--- START OF Dataset section ---
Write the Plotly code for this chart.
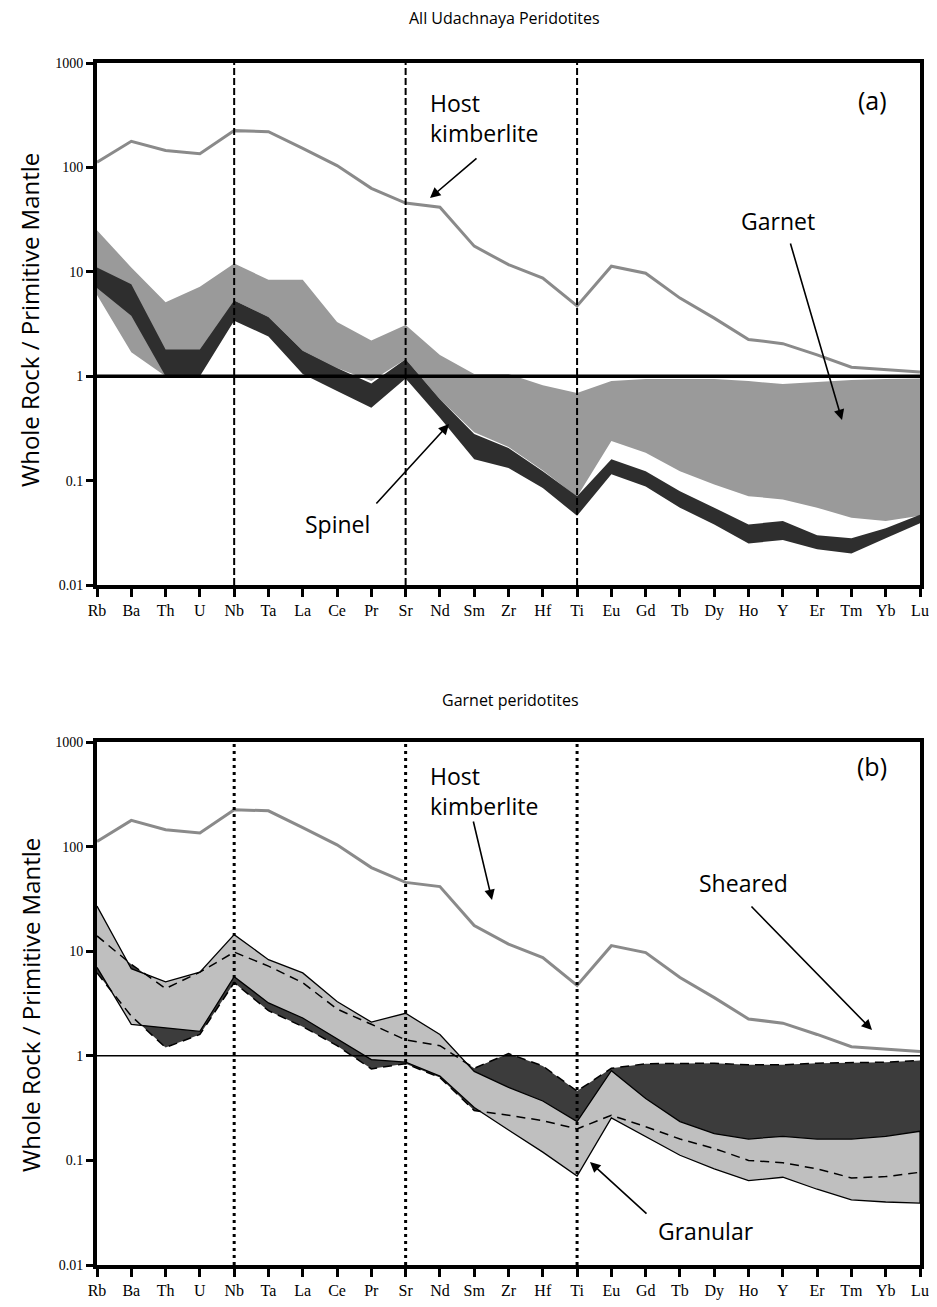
import plotly.graph_objects as go

# ---------------- data ----------------
ELEMENTS = ["Rb", "Ba", "Th", "U", "Nb", "Ta", "La", "Ce", "Pr", "Sr", "Nd", "Sm", "Zr",
            "Hf", "Ti", "Eu", "Gd", "Tb", "Dy", "Ho", "Y", "Er", "Tm", "Yb", "Lu"]

HOST_KIMBERLITE = [112, 178, 145, 135, 225, 220, 152, 104, 63, 45.5, 41.5, 17.6, 11.7,
                   8.7, 4.7, 11.3, 9.7, 5.6, 3.6, 2.25, 2.05, 1.6, 1.22, 1.16, 1.1]

# panel (a): all Udachnaya peridotites
GARNET_UPPER = [25, 11, 5.1, 7.2, 12, 8.4, 8.4, 3.3, 2.2, 3.1, 1.6, 1.05, 1.05,
                0.82, 0.69, 0.9, 0.94, 0.94, 0.94, 0.9, 0.84, 0.88, 0.92, 0.94, 0.95]
GARNET_LOWER = [6, 1.7, 1.0, 1.05, 5.3, 3.7, 1.75, 1.2, 0.9, 1.45, 0.6, 0.29, 0.21,
                0.125, 0.07, 0.24, 0.185, 0.123, 0.092, 0.071, 0.066, 0.055, 0.044, 0.041, 0.046]
SPINEL_UPPER = [11, 7.6, 1.8, 1.8, 5.3, 3.7, 1.75, 1.2, 0.85, 1.45, 0.6, 0.28, 0.205,
                0.123, 0.071, 0.16, 0.123, 0.079, 0.055, 0.038, 0.041, 0.030, 0.028, 0.035, 0.047]
SPINEL_LOWER = [7, 3.8, 1.0, 1.0, 3.4, 2.4, 1.05, 0.72, 0.5, 0.95, 0.4, 0.16, 0.132,
                0.085, 0.046, 0.115, 0.088, 0.055, 0.038, 0.025, 0.027, 0.022, 0.020, 0.028, 0.039]

# panel (b): garnet peridotites
GRANULAR_UPPER = [27, 6.8, 5.1, 6.3, 14.4, 8.3, 6.2, 3.3, 2.1, 2.55, 1.6, 0.71, 0.5,
                  0.37, 0.235, 0.72, 0.39, 0.235, 0.18, 0.16, 0.17, 0.16, 0.16, 0.17, 0.19]
GRANULAR_LOWER = [7, 2.0, 1.84, 1.71, 5.7, 3.2, 2.3, 1.45, 0.92, 0.87, 0.64, 0.32, 0.195,
                  0.12, 0.071, 0.255, 0.17, 0.112, 0.083, 0.064, 0.069, 0.053, 0.042, 0.040, 0.039]
SHEARED_UPPER = [14, 7.5, 4.4, 6.3, 9.8, 7.2, 5.0, 2.8, 2.0, 1.42, 1.25, 0.76, 1.05,
                 0.8, 0.46, 0.76, 0.84, 0.85, 0.85, 0.82, 0.82, 0.85, 0.86, 0.87, 0.9]
SHEARED_LOWER = [6.2, 2.4, 1.2, 1.6, 5.0, 2.7, 1.9, 1.25, 0.75, 0.84, 0.62, 0.3, 0.27,
                 0.24, 0.2, 0.27, 0.21, 0.16, 0.13, 0.1, 0.095, 0.083, 0.068, 0.07, 0.077]

DIVIDERS = ["Nb", "Sr", "Ti"]
Y_TICKS = [0.01, 0.1, 1, 10, 100, 1000]
Y_TICKTEXT = ["0.01", "0.1", "1", "10", "100", "1000"]

# ---------------- figure ----------------
W, H = 937, 1307
OFF = 8  # page body margin offset
IDX = list(range(len(ELEMENTS)))

SERIF = "Liberation Serif"
SANS = "Open Sans"


def band(xa, ya, upper, lower, color, line=None):
    return go.Scatter(
        x=IDX + IDX[::-1], y=list(upper) + list(lower)[::-1],
        xaxis=xa, yaxis=ya, mode="lines", fill="toself", fillcolor=color,
        line=line or dict(width=0, color=color), hoverinfo="skip", showlegend=False)


def line(xa, ya, xs, ys, color, width, dash="solid"):
    return go.Scatter(x=xs, y=ys, xaxis=xa, yaxis=ya, mode="lines",
                      line=dict(color=color, width=width, dash=dash),
                      hoverinfo="skip", showlegend=False)


fig = go.Figure()

# ---- panel (a)
fig.add_trace(band("x", "y", GARNET_UPPER, GARNET_LOWER, "#9a9a9a"))
fig.add_trace(band("x", "y", SPINEL_UPPER, SPINEL_LOWER, "#2e2e2e"))
fig.add_trace(line("x", "y", IDX, HOST_KIMBERLITE, "#8a8a8a", 3))
fig.add_trace(line("x", "y", [IDX[0], IDX[-1]], [1, 1], "black", 3.5))
for el in DIVIDERS:
    i = ELEMENTS.index(el)
    fig.add_trace(line("x", "y", [i, i], [Y_TICKS[0], Y_TICKS[-1]], "black", 2, "7px,3px"))

# ---- panel (b)
fig.add_trace(band("x2", "y2", SHEARED_UPPER, SHEARED_LOWER, "#3c3c3c"))
fig.add_trace(band("x2", "y2", GRANULAR_UPPER, GRANULAR_LOWER, "#bfbfbf",
                   line=dict(color="black", width=1.3)))
fig.add_trace(line("x2", "y2", IDX, SHEARED_UPPER, "black", 1.5, "9px,6px"))
fig.add_trace(line("x2", "y2", IDX, SHEARED_LOWER, "black", 1.5, "9px,6px"))
fig.add_trace(line("x2", "y2", IDX, HOST_KIMBERLITE, "#8a8a8a", 3))
fig.add_trace(line("x2", "y2", [IDX[0], IDX[-1]], [1, 1], "black", 1.5))
for el in DIVIDERS:
    i = ELEMENTS.index(el)
    fig.add_trace(line("x2", "y2", [i, i], [Y_TICKS[0], Y_TICKS[-1]], "black", 3, "3px,4px"))

# ---------------- axes ----------------
def xfrac(px):
    return (px - OFF) / W


def yfrac(py):
    return 1 - (py - OFF) / H


X_DOM = [xfrac(97), xfrac(920)]
TOP_DOM = [yfrac(585), yfrac(63)]
BOT_DOM = [yfrac(1265), yfrac(742)]

xcommon = dict(range=[IDX[0], IDX[-1]], tickmode="array", tickvals=IDX, ticktext=ELEMENTS,
               showline=True, linewidth=4, linecolor="black", mirror=True,
               ticks="outside", ticklen=8, tickwidth=3, tickcolor="black",
               showgrid=False, zeroline=False, automargin=False,
               tickfont=dict(family=SERIF, size=16, color="black"), domain=X_DOM)
ycommon = dict(type="log", range=[-2, 3], tickmode="array", tickvals=Y_TICKS,
               ticktext=Y_TICKTEXT, showline=True, linewidth=4, linecolor="black",
               mirror=True, ticks="outside", ticklen=7, tickwidth=3, tickcolor="black",
               showgrid=False, zeroline=False, automargin=False,
               tickfont=dict(family=SERIF, size=14, color="black"))

fig.update_layout(
    width=W, height=H, margin=dict(l=0, r=0, t=0, b=0, pad=0, autoexpand=False),
    paper_bgcolor="white", plot_bgcolor="white", showlegend=False,
    xaxis=dict(**xcommon, anchor="y"),
    yaxis=dict(**ycommon, domain=TOP_DOM, anchor="x"),
    xaxis2=dict(**xcommon, anchor="y2"),
    yaxis2=dict(**ycommon, domain=BOT_DOM, anchor="x2"),
)


# ---------------- annotations ----------------
def text(px, py, s, size, xanchor="center", align="center", angle=0, family=SANS):
    fig.add_annotation(x=xfrac(px), y=yfrac(py), xref="paper", yref="paper", text=s,
                       showarrow=False, xanchor=xanchor, yanchor="middle", align=align,
                       textangle=angle, font=dict(family=family, size=size, color="black"))


def arrow(hx, hy, tx, ty):
    fig.add_annotation(x=xfrac(hx), y=yfrac(hy), xref="paper", yref="paper", text="",
                       showarrow=True, ax=tx - hx, ay=ty - hy, axref="pixel", ayref="pixel",
                       arrowhead=2, arrowsize=1.3, arrowwidth=1.6, arrowcolor="black",
                       standoff=0, startstandoff=0)


# panel (a)
text(505, 18, "All Udachnaya Peridotites", 16)
text(872, 100, "(a)", 25)
text(428, 118, "Host<br>kimberlite", 23, xanchor="left", align="left")
arrow(430, 198, 478, 157)
text(337, 524, "Spinel", 23)
arrow(449, 424, 375, 505)
text(778, 221, "Garnet", 23)
arrow(842, 420, 790, 242)
text(30, 320, "Whole Rock / Primitive Mantle", 24, angle=-90)

# panel (b)
text(510, 700, "Garnet peridotites", 16)
text(872, 766, "(b)", 25)
text(428, 791, "Host<br>kimberlite", 23, xanchor="left", align="left")
arrow(492, 900, 473, 820)
text(743, 883, "Sheared", 23)
arrow(872, 1030, 750, 905)
text(706, 1231, "Granular", 23)
arrow(590, 1162, 648, 1215)
text(30, 1005, "Whole Rock / Primitive Mantle", 24, angle=-90)

fig.write_html("out.html")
--- END OF Dataset section ---
— Task brief —
Make an exact copy of the lines from the top of the material through the line with "1.22, 1.16, 1.1]", pictures excluded.

— Result for this exercise —
Write the Plotly code for this chart.
import plotly.graph_objects as go

# ---------------- data ----------------
ELEMENTS = ["Rb", "Ba", "Th", "U", "Nb", "Ta", "La", "Ce", "Pr", "Sr", "Nd", "Sm", "Zr",
            "Hf", "Ti", "Eu", "Gd", "Tb", "Dy", "Ho", "Y", "Er", "Tm", "Yb", "Lu"]

HOST_KIMBERLITE = [112, 178, 145, 135, 225, 220, 152, 104, 63, 45.5, 41.5, 17.6, 11.7,
                   8.7, 4.7, 11.3, 9.7, 5.6, 3.6, 2.25, 2.05, 1.6, 1.22, 1.16, 1.1]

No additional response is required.